Edição #204

Dezembro 17

Nesta edição

Desde que existe Aids

Você pode se perguntar, leitor, o motivo de prepararmos um dossiê de 20 páginas sobre os 35 anos da presença da Aids/ HIV no Brasil. Uma revista "de cultura" deter-se de tal modo sobre um assunto de saúde… Mas, pensar assim, seria como imaginar que podemos separar nosso corpo da nossa mente, nosso coração dos nossos ossos. Isso não podemos. A vida não se separa da arte, a cultura é a própria existência.

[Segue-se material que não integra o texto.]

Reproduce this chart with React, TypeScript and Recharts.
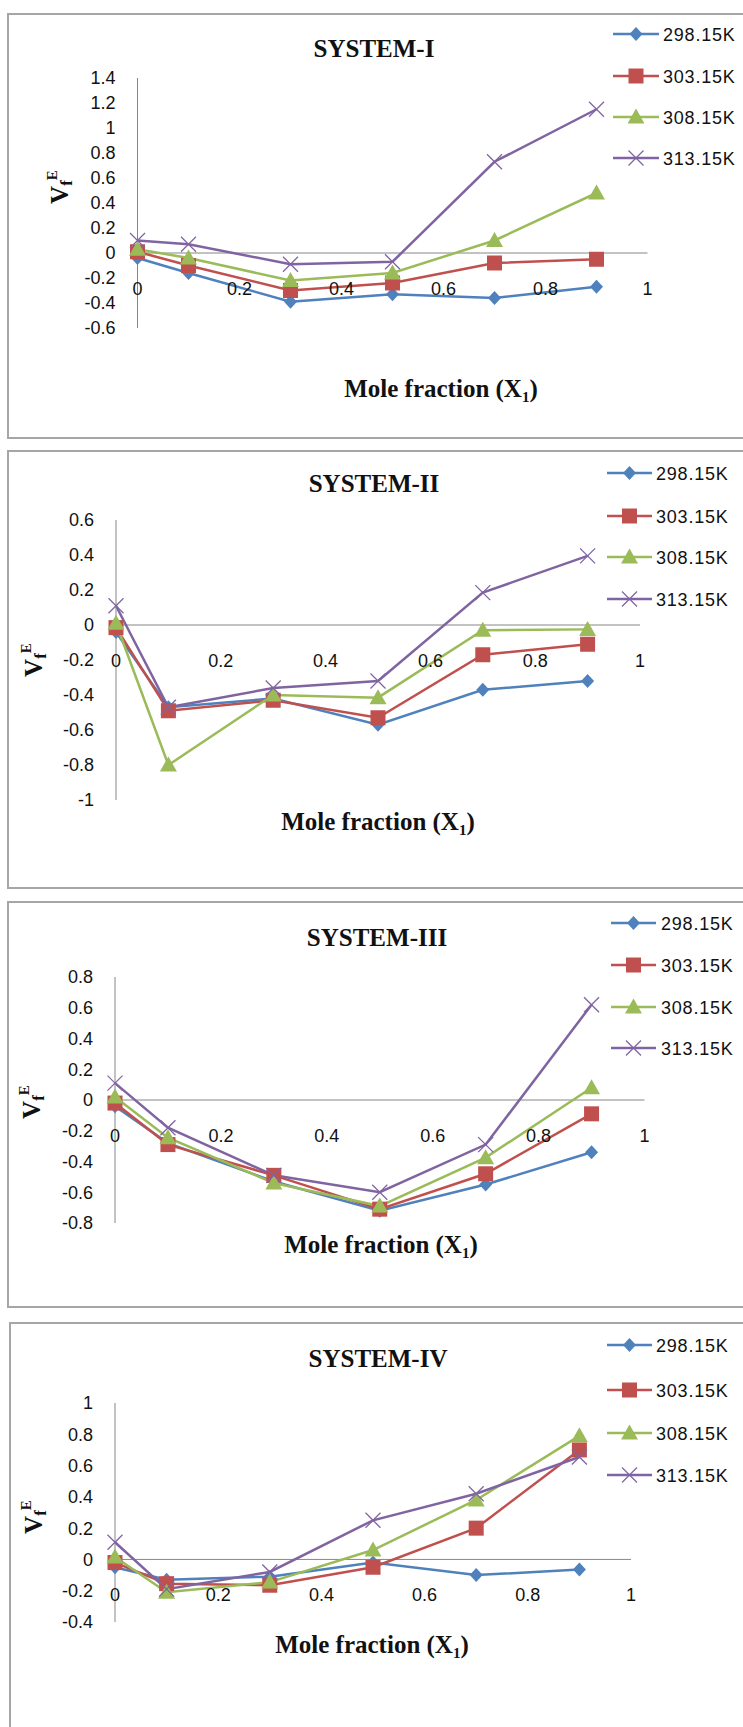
import { LineChart, Line, XAxis, YAxis, ReferenceLine } from 'recharts'

const moleFractions = [0, 0.1, 0.3, 0.5, 0.7, 0.9]
const xTicks = [0, 0.2, 0.4, 0.6, 0.8, 1]
const temperatures = ['298.15K', '303.15K', '308.15K', '313.15K']

// SYSTEM-I
const sys1T298 = [-0.04, -0.16, -0.39, -0.33, -0.36, -0.27]
const sys1T303 = [0.01, -0.1, -0.3, -0.24, -0.08, -0.05]
const sys1T308 = [0.03, -0.04, -0.22, -0.16, 0.1, 0.48]
const sys1T313 = [0.1, 0.07, -0.09, -0.07, 0.73, 1.15]
const sys1YTicks = [-0.6, -0.4, -0.2, 0, 0.2, 0.4, 0.6, 0.8, 1, 1.2, 1.4]

// SYSTEM-II
const sys2T298 = [-0.04, -0.47, -0.42, -0.57, -0.37, -0.32]
const sys2T303 = [-0.015, -0.49, -0.43, -0.53, -0.17, -0.11]
const sys2T308 = [0.01, -0.8, -0.4, -0.415, -0.03, -0.025]
const sys2T313 = [0.11, -0.47, -0.36, -0.32, 0.185, 0.395]
const sys2YTicks = [-1, -0.8, -0.6, -0.4, -0.2, 0, 0.2, 0.4, 0.6]

// SYSTEM-III
const sys3T298 = [-0.04, -0.28, -0.53, -0.72, -0.55, -0.34]
const sys3T303 = [-0.02, -0.29, -0.49, -0.71, -0.48, -0.09]
const sys3T308 = [0.02, -0.245, -0.54, -0.69, -0.375, 0.08]
const sys3T313 = [0.11, -0.18, -0.49, -0.6, -0.29, 0.62]
const sys3YTicks = [-0.8, -0.6, -0.4, -0.2, 0, 0.2, 0.4, 0.6, 0.8]

// SYSTEM-IV
const sys4T298 = [-0.05, -0.13, -0.11, -0.02, -0.1, -0.065]
const sys4T303 = [-0.02, -0.155, -0.165, -0.05, 0.2, 0.7]
const sys4T308 = [0.015, -0.21, -0.145, 0.06, 0.38, 0.79]
const sys4T313 = [0.11, -0.19, -0.08, 0.25, 0.42, 0.655]
const sys4YTicks = [-0.4, -0.2, 0, 0.2, 0.4, 0.6, 0.8, 1]

const seriesKeys = ['t298', 't303', 't308', 't313']
const seriesColors = ['#4F81BD', '#C0504D', '#9BBB59', '#8064A2']

const AXIS_GRAY = '#868686'
const SANS = "'Liberation Sans', Arial, sans-serif"
const SERIF = "'Liberation Serif', 'Times New Roman', serif"

// layout per panel, coordinates relative to the panel's own box
const panels = [
  {
    title: 'SYSTEM-I', top: 0, height: 440,
    series: [sys1T298, sys1T303, sys1T308, sys1T313], yTicks: sys1YTicks,
    plot: { left: 137.5, right: 647.5, top: 78, bottom: 328 },
    box: { left: 8, top: 14, bottom: 438 },
    titleX: 374, titleY: 57,
    legendLine: [613, 659], legendTextX: 663, legendY: [34, 76, 117, 158],
    axisTitleX: 441, axisTitleY: 397,
    yLabelX: 68, yLabelY: 187,
  },
  {
    title: 'SYSTEM-II', top: 440, height: 450,
    series: [sys2T298, sys2T303, sys2T308, sys2T313], yTicks: sys2YTicks,
    plot: { left: 116, right: 640, top: 80, bottom: 360 },
    box: { left: 8, top: 11, bottom: 448 },
    titleX: 374, titleY: 52,
    legendLine: [607, 652], legendTextX: 656, legendY: [33, 76, 117, 159],
    axisTitleX: 378, axisTitleY: 390,
    yLabelX: 42, yLabelY: 220,
  },
  {
    title: 'SYSTEM-III', top: 890, height: 420,
    series: [sys3T298, sys3T303, sys3T308, sys3T313], yTicks: sys3YTicks,
    plot: { left: 115, right: 644.5, top: 87, bottom: 333 },
    box: { left: 8, top: 12, bottom: 417 },
    titleX: 377, titleY: 56,
    legendLine: [611, 656], legendTextX: 661, legendY: [33, 75, 117, 158],
    axisTitleX: 381, axisTitleY: 363,
    yLabelX: 40, yLabelY: 212,
  },
  {
    title: 'SYSTEM-IV', top: 1310, height: 417,
    series: [sys4T298, sys4T303, sys4T308, sys4T313], yTicks: sys4YTicks,
    plot: { left: 115, right: 631, top: 93, bottom: 312 },
    box: { left: 10, top: 13, bottom: null },
    titleX: 378, titleY: 57,
    legendLine: [607, 652], legendTextX: 656, legendY: [35, 80, 123, 165],
    axisTitleX: 372, axisTitleY: 343,
    yLabelX: 42, yLabelY: 207,
  },
]

function Marker({ kind, cx, cy, color }: { kind: number; cx: number; cy: number; color: string }) {
  if (kind === 0) {
    return <polygon points={`${cx},${cy - 7} ${cx + 6.5},${cy} ${cx},${cy + 7} ${cx - 6.5},${cy}`} fill={color} />
  }
  if (kind === 1) {
    return <rect x={cx - 7.5} y={cy - 7.5} width={15} height={15} fill={color} />
  }
  if (kind === 2) {
    return <polygon points={`${cx},${cy - 8.5} ${cx + 8.5},${cy + 6.5} ${cx - 8.5},${cy + 6.5}`} fill={color} />
  }
  return (
    <g stroke={color} strokeWidth={1.3}>
      <line x1={cx - 7.5} y1={cy - 7.5} x2={cx + 7.5} y2={cy + 7.5} />
      <line x1={cx - 7.5} y1={cy + 7.5} x2={cx + 7.5} y2={cy - 7.5} />
    </g>
  )
}

function SystemPanel({ cfg }: { cfg: (typeof panels)[number] }) {
  const rows = moleFractions.map((x, i) => ({
    x,
    t298: cfg.series[0][i],
    t303: cfg.series[1][i],
    t308: cfg.series[2][i],
    t313: cfg.series[3][i],
  }))
  const yMin = cfg.yTicks[0]
  const yMax = cfg.yTicks[cfg.yTicks.length - 1]
  const { plot } = cfg
  // x tick labels sit under the zero line, not at the bottom of the plot
  const zeroY = plot.top + ((plot.bottom - plot.top) * yMax) / (yMax - yMin)

  const renderXTick = (props: any) => (
    <text
      x={props.x}
      y={zeroY + 42}
      textAnchor="middle"
      fontSize={18}
      fontFamily={SANS}
      fill="#111"
    >
      {String(props.payload.value)}
    </text>
  )

  const boxBottom = cfg.box.bottom == null ? cfg.height + 10 : cfg.box.bottom

  return (
    <div style={{ position: 'absolute', left: 0, top: cfg.top, width: 743, height: cfg.height }}>
      <div
        style={{
          position: 'absolute',
          left: cfg.box.left - 1,
          top: cfg.box.top - 1,
          width: 800,
          height: boxBottom - cfg.box.top - 2,
          border: '2px solid #a6a6a6',
        }}
      />
      <div style={{ position: 'absolute', left: 0, top: 0 }}>
        <LineChart
          width={743}
          height={cfg.height}
          data={rows}
          margin={{
            top: plot.top,
            left: plot.left - 60,
            right: 743 - plot.right,
            bottom: cfg.height - plot.bottom - 30,
          }}
        >
          <XAxis
            type="number"
            dataKey="x"
            domain={[0, 1]}
            ticks={xTicks}
            interval={0}
            axisLine={false}
            tickLine={false}
            height={30}
            tick={renderXTick}
          />
          <YAxis
            type="number"
            domain={[yMin, yMax]}
            ticks={cfg.yTicks}
            interval={0}
            width={60}
            axisLine={{ stroke: AXIS_GRAY, strokeWidth: 1 }}
            tickLine={false}
            tickSize={0}
            tickMargin={22}
            tickFormatter={(v: number) => String(v)}
            tick={{ fontSize: 18, fill: '#111', fontFamily: SANS }}
          />
          <ReferenceLine y={0} stroke={AXIS_GRAY} strokeWidth={1} />
          {seriesKeys.map((key, i) => (
            <Line
              key={key}
              type="linear"
              dataKey={key}
              name={temperatures[i]}
              stroke={seriesColors[i]}
              strokeWidth={2.5}
              isAnimationActive={false}
              activeDot={false}
              dot={(p: any) => (
                <Marker key={`${key}-${p.index}`} kind={i} cx={p.cx} cy={p.cy} color={seriesColors[i]} />
              )}
            />
          ))}
        </LineChart>
      </div>

      {/* titles and legend */}
      <svg
        width={743}
        height={cfg.height}
        style={{ position: 'absolute', left: 0, top: 0, pointerEvents: 'none' }}
      >
        <text x={cfg.titleX} y={cfg.titleY} textAnchor="middle" fontFamily={SERIF} fontWeight={700} fontSize={25} fill="#111">
          {cfg.title}
        </text>
        <text x={cfg.axisTitleX} y={cfg.axisTitleY} textAnchor="middle" fontFamily={SERIF} fontWeight={700} fontSize={25} fill="#111">
          Mole fraction (X<tspan fontSize={15} dy={5}>1</tspan><tspan dy={-5}>)</tspan>
        </text>
        <text
          transform={`translate(${cfg.yLabelX},${cfg.yLabelY}) rotate(-90)`}
          textAnchor="middle"
          fontFamily={SERIF}
          fontWeight={700}
          fontSize={25}
          fill="#111"
        >
          V<tspan fontSize={17} dy={4}>f</tspan><tspan fontSize={15} dy={-15}>E</tspan>
        </text>
        {temperatures.map((t, i) => {
          const y = cfg.legendY[i]
          const [x1, x2] = cfg.legendLine
          return (
            <g key={t}>
              <line x1={x1} y1={y} x2={x2} y2={y} stroke={seriesColors[i]} strokeWidth={2.5} />
              <Marker kind={i} cx={(x1 + x2) / 2} cy={y} color={seriesColors[i]} />
              <text x={cfg.legendTextX} y={y + 6.5} fontFamily={SANS} fontSize={18} letterSpacing={0.8} fill="#111">
                {t}
              </text>
            </g>
          )
        })}
      </svg>
    </div>
  )
}

export default function App() {
  return (
    <div
      style={{
        position: 'absolute',
        left: 0,
        top: 0,
        width: 743,
        height: 1727,
        overflow: 'hidden',
        background: '#ffffff',
      }}
    >
      {panels.map((cfg) => (
        <SystemPanel key={cfg.title} cfg={cfg} />
      ))}
    </div>
  )
}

Esse foi nosso ponto de partida para trazer um assunto que é silenciado, mas cuja realidade se espalha insidiosamente, atingindo pessoas que não estão querendo pensar sobre o sexo que estão praticando e que viver a sexualidade, em todas as suas dimensões, é vivê-la também com responsabilidade por si e pelo outro. Como se não fosse pouco o fato de muita gente estar sendo infectada por não considerar os riscos que implicam desconhecer os cuidados com o corpo, há um contexto de ultraconservadorismo que quer silenciar o debate, impedir a educação nas escolas, impingir o medo e a castidade, definir modelos de se relacionar e amar, como se a história não tivesse ensinado a ineficácia disso.

Numa reportagem repleta de dados relevantes, fontes representativas do contexto, cuidado com o tratamento do assunto, Luciana Veras, repórter especial da Continente, não deixou um aspecto de fora da discussão. São muitos depoimentos relevantes, de gente que lida diariamente com as questões da soropositividade.

Porque silenciamos, o HIV se espalha com mais rapidez. Sobre isso, um trecho do dossiê: “Outro aspecto notável é um conjunto de ramificações: houve a pauperização, a interiorização, a feminização e o entardecer da Aids. A epidemia assola os mais pobres, chegou às cidades do interior, hoje as mulheres são 51% das pessoas com HIV no mundo, conforme o Unaids, e o aparecimento de pílulas para disfunção erétil reacendeu a vida sexual na ‘boa idade’, com o agravante de que homens septuagenários e mulheres sexagenárias nem sempre se acostumaram ao uso de camisinhas ou se achavam imunes a uma infecção ainda atrelada à impressão de populações-chave – pessoas que usam drogas injetáveis, homens que fazem sexo com homens (HSH), profissionais do sexo, pessoas trans e seus respectivos parceiros sexuais”.

Agora, como em 1989, as palavras Ignorance = Fear (ignorância = medo) e Silence = Death (silêncio = morte), estampadas em obra de Keith Haring, fazem um imenso sentido.